One of the ways to better understand your sermon is to think through the different emotions you intend your hearers to experience in response to the truths of God’s Word.
Every sermon has an emotional flow but likely few pastors think strategically about how the different elements of the message they’ve put together guides the feelings of the listener. Make no mistake, this isn’t about manipulating others or putting together a message on the foundation of emotion. Sermons should clearly explain the text in a way faithful to the text. However, preaching God’s Word will have an impact on the emotions of those who hear it. Period.

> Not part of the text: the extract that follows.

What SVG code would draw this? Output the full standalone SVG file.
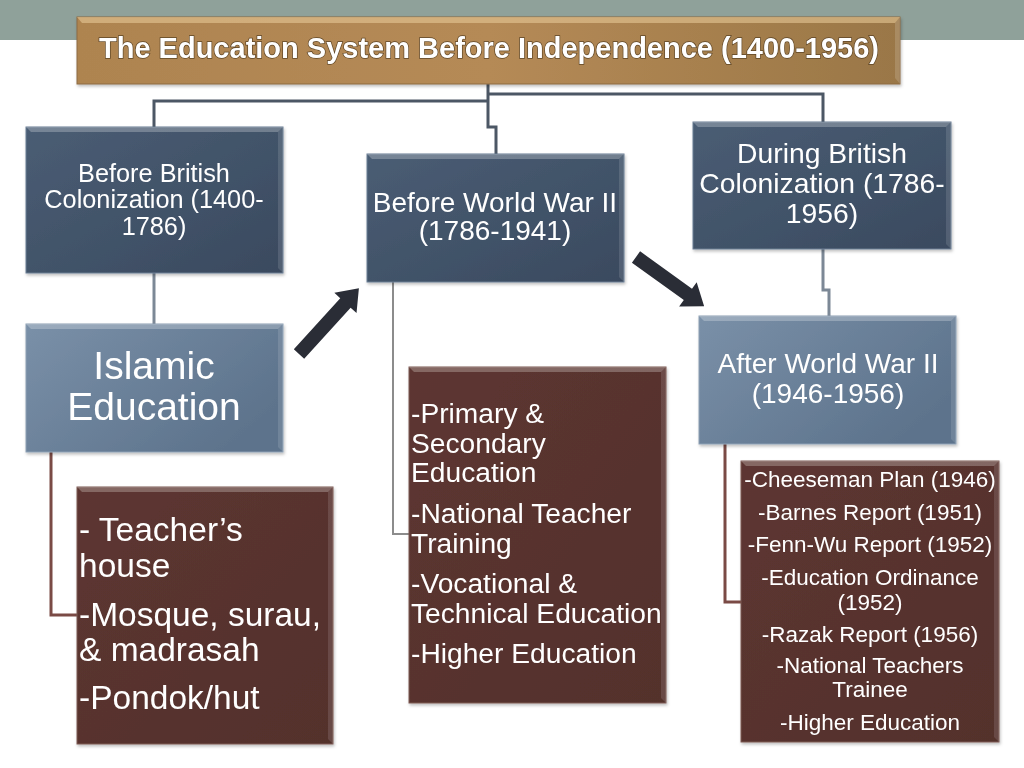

I’m simply suggesting pastors take a moment to think through their message ’emotionally’ to see if the progression for the hearer in the sermon is coherent, helpful and thoughtful. Or does it have force the listener into emotional whiplashes, flat spots or dead ends.
Let me give you an example of the message I am preaching this weekend out of Hebrews 11:32-12:2. I was somewhat stuck on where I needed to go. Tons of ideas, truths, thoughts dotted my whiteboard. Then I decided to think through an emotional flow of the sermon. Here’s what came together. These are pics literally of what’s on my whiteboard in my office…
As you can see, I have phrases which denote sections of my message with emotional responses I intend for my hearers to generally exhibit. Will they actually feel these emotions? I’m not sure, but knowing what emotions I believe will arise helps me craft the message in a way that makes sense emotionally for those listening to God’s Word. In other words, I’m looking for the ’emotional flow.’
I’m hoping that the person listening to my exposition of Hebrews 11:32-12:2 will move from excitement to discouragement to blossoming hope to an “Aha” moment to joy found only in the gospel. Again, will it work just like that? I don’t know. The Holy Spirit will have the final say. However, just thinking about the emotional flow of my message allowed moved me from being stuck in sermon prep process to actually getting down the road sermon-wise.
Sermons aren’t all about emotion but they can’t be anything less than emotional. Ask yourself, “What’s the emotional flow of this weekend’s message?” Remember, we preach to the entire person – head, hands…and heart. Seeing your sermon emotionally may be one more way for some to do that better.